Смысл христианства - в развитии бредовых следствий классовой траты, в агонистической оргии интеллекта, к которой прибегают вместо реальной борьбы.
Однако какую бы значимость ни обретало для человеческой деятельности христианское унижение, - оно всего лишь эпизод в исторической борьбе неблагородных против благородных, нечистых против чистых. Как если бы с возникновением христианства общество, сознающее свой невыносимый раскол, на время мертвецки опьянело, чтобы получить садистское удовольствие от самого раскола: но даже самое сильное опьянение не исчерпало последствий человеческой нищеты, и очевидно, что никакой мыслимый предел не может быть положен ненависти эксплуатируемых классов, со все возрастающим здравомыслием противопоставляющих себя классам высшим. Только слово "революция" господствует в истории над привычным замешательством и несет в себе обетования, соответствующие безграничным требованиям масс. Хозяева, эксплуататоры, функция которых состоит в создании форм презрения, исключающих человеческую природу - в том ее виде, в каком она свойственна простым людям, "черни"! - даже закон взаимозаменимости требует, чтобы не угасала надежда увидеть их страх, устроить им ту тайную вечерю, когда прекрасные фразы господ потонут в грозных криках мятежа. Эта кровавая надежда ежедневно воодушевляет народ, и к ней сводится непокорная суть классовой борьбы.

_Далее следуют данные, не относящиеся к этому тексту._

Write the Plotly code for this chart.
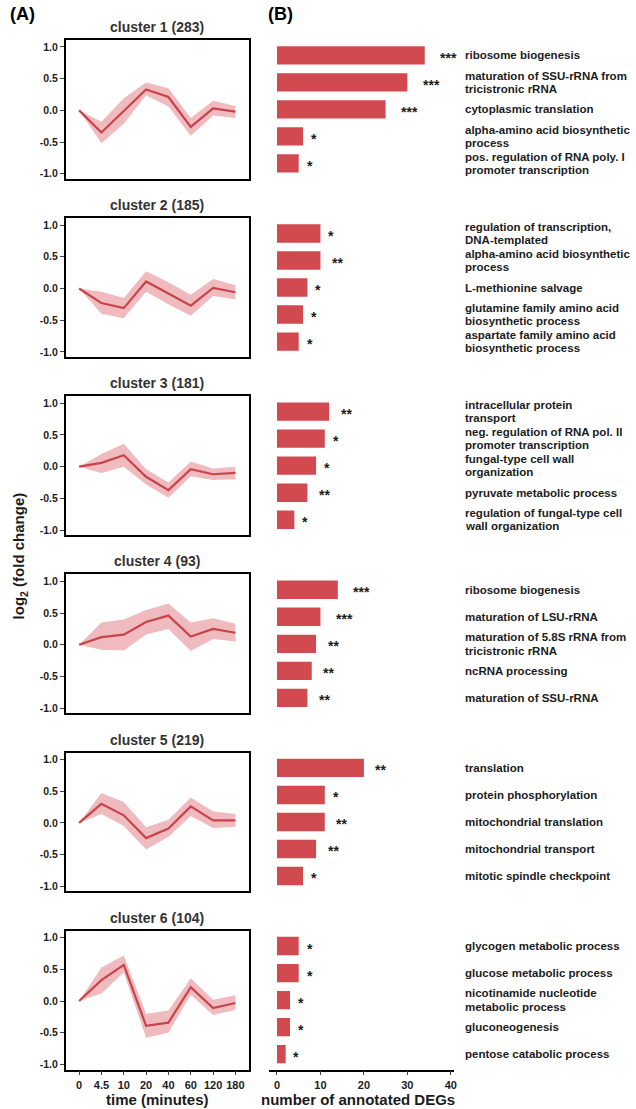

Классовая борьба имеет только одно возможное завершение: те, кто столько веков трудился, чтобы погубить "человеческую природу", сами должны погибнуть.
И какую бы форму развития мы ни брали - революционную или рабски подчиненную, - всеобщие спазмы, начавшиеся восемнадцать веков назад в религиозном экстазе христиан, а в наши дни продолжающиеся в рабочем движении, должны быть рассмотрены и как решительный порыв, принуждающий общество использовать стремление одних классов исключить другие, чтобы осуществить как можно более трагичный и свободный способ траты и в то же время ввести настолько близкие человеку сакральные формы, что в сравнении с ними формы традиционные покажутся достойными презрения. Таково риторическое описание характера движений, дающих понять, что рабочая революция имеет общечеловеческую ценность и способна притягивать к себе с такой же неодолимой силой, как та, что направляет простые организмы к солнцу.